CCDC138, CCDC61, TBC1D31, FOPNL, MIB1, PIBF1, and SSX2IP entry ORF clones were obtained from the DNASU Plasmid Repository (Seiler et al. 2014; Grant et al. 2015). Xenopus laevis cDNA was prepared by reverse transcription (SuperScriptIII First strand synthesis, Invitrogen), and KIAA1328, WDR90, TTLL5 cDNAs were PCR-amplified from the library using the following primers:

• WDR90 F caccATGGCTGGAGTCTGGCAG

• WDR90 R TGAATTCTGAATGTCCCACAC

• TTLL5 F caccATGCCCGAAATGTTGCC

• TTLL5 R TTTTCTTTGCCCTTTACTGTCGA

• KIAA1328 F caccATGGATTTACAGAGGCAGCAAG

• KIAA1328 R ACAAATGAAGAAGATCTCCTCTAACATC

PCR products were sub-cloned into Gateway ENTRY clones (pENTR/D-TOPO Cloning Kit, Life Technologies).
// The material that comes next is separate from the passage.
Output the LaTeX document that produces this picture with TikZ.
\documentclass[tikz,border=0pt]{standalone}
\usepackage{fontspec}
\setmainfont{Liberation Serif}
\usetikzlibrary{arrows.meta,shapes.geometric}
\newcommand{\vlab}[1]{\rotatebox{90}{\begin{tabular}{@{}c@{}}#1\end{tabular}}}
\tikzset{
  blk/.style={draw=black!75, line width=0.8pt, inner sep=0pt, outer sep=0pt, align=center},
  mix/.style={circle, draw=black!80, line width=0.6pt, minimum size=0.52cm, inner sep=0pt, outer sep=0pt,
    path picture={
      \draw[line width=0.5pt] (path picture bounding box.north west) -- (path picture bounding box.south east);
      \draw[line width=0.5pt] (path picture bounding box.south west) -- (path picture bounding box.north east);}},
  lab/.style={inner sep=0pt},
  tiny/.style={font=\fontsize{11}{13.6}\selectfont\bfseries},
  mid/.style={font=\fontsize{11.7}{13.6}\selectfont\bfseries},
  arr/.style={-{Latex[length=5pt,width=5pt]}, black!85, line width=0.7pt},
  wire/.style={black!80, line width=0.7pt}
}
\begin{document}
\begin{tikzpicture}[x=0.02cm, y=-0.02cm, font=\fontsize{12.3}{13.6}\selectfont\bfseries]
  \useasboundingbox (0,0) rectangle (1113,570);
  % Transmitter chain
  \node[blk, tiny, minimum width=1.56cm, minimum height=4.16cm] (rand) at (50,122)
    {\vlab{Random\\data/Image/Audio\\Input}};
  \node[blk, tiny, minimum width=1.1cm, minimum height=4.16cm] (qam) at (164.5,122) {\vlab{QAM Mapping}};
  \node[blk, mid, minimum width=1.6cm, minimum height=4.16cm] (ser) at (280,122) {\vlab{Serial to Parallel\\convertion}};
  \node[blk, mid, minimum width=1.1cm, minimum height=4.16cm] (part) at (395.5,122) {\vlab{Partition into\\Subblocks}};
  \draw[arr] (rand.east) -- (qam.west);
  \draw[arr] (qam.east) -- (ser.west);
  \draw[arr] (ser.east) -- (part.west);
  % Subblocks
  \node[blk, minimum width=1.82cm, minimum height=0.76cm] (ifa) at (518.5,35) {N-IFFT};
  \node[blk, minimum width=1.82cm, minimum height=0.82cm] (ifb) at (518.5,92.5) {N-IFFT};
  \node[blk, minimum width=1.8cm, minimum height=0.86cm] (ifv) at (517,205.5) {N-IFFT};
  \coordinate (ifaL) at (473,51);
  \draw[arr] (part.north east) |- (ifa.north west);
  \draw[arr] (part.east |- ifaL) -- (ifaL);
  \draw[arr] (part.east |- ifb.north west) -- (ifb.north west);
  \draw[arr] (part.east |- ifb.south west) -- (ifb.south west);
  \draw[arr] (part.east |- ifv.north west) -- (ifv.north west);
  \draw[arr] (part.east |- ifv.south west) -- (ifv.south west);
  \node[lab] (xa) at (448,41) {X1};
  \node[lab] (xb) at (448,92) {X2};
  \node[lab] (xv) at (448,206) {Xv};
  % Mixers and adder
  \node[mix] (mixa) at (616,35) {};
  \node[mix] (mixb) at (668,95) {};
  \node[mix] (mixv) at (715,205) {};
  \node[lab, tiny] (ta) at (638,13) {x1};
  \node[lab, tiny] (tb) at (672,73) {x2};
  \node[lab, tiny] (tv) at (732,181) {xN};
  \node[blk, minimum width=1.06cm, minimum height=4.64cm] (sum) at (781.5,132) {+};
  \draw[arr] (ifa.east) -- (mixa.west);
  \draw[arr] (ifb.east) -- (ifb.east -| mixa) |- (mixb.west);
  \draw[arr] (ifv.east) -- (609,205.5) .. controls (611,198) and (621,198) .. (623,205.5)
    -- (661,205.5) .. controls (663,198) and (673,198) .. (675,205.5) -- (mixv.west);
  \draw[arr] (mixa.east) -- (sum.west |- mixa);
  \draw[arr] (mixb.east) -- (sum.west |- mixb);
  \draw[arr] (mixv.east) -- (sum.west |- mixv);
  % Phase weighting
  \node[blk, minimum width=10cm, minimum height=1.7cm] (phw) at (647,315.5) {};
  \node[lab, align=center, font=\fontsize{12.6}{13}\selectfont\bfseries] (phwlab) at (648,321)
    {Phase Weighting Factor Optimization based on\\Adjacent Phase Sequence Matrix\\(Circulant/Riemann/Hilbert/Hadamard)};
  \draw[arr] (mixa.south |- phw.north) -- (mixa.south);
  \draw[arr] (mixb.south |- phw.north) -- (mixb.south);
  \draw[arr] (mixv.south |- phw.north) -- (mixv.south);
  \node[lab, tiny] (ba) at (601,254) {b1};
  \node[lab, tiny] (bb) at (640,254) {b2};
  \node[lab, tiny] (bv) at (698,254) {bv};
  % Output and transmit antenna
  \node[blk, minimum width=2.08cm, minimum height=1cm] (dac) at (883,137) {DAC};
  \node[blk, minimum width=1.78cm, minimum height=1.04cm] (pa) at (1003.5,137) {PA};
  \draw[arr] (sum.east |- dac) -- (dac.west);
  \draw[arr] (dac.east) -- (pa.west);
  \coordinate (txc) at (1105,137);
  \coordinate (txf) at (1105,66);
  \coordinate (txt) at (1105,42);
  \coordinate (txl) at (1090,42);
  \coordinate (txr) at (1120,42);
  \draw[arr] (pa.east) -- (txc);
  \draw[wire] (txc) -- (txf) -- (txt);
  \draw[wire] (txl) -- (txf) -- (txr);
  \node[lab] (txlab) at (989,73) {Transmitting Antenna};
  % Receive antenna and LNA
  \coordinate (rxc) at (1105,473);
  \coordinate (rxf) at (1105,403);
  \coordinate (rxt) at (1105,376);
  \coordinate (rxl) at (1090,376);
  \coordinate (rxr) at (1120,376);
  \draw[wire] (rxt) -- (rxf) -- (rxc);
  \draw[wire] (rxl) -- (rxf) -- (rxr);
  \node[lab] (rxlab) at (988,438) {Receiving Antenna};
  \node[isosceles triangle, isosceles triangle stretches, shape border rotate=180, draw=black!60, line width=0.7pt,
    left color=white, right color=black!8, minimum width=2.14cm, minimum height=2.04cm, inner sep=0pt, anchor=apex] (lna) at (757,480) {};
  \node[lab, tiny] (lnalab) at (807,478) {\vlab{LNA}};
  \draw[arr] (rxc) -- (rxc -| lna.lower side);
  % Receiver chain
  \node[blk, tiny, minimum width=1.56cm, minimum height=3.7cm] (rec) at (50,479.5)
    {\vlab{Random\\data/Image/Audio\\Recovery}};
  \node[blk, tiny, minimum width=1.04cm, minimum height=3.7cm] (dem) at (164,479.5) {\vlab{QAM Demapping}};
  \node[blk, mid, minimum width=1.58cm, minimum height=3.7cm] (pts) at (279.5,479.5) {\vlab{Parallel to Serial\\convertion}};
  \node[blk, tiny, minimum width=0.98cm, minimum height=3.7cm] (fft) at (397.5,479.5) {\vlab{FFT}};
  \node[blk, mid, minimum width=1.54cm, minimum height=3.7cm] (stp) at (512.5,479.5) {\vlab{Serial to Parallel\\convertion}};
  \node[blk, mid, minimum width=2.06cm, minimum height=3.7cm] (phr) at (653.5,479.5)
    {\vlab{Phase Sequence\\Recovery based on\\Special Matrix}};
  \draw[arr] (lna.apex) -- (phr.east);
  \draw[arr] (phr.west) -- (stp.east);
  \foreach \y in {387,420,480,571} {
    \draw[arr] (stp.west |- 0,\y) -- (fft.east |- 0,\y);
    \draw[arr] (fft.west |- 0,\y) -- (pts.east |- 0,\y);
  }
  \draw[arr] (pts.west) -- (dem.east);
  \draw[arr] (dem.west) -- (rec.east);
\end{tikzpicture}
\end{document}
Destination vectors were modified from destination vector Pcsegfpdest (a gift from the Lawson laboratory) by inserting the α-tubulin promoter between the SalI and BamHI sites. Fluorescence protein-tagged expression plasmids were constructed using the LR reaction on entry clones and destination vectors with the Gateway LR Clonase II Enzyme mix (Life Technologies). Expression plasmids (40pg) with centrin-BFP mRNA (100pg) were co-injected into the ventral blastomeres of Xenopus embryos at the 4-cell stage and imaged at stage 27.

Xenopus embryos

Xenopus embryo manipulations and injections were carried out using standard protocols. All experiments were performed following animal ethics guidelines of the University of Texas at Austin, protocol number AUP-2015–00160.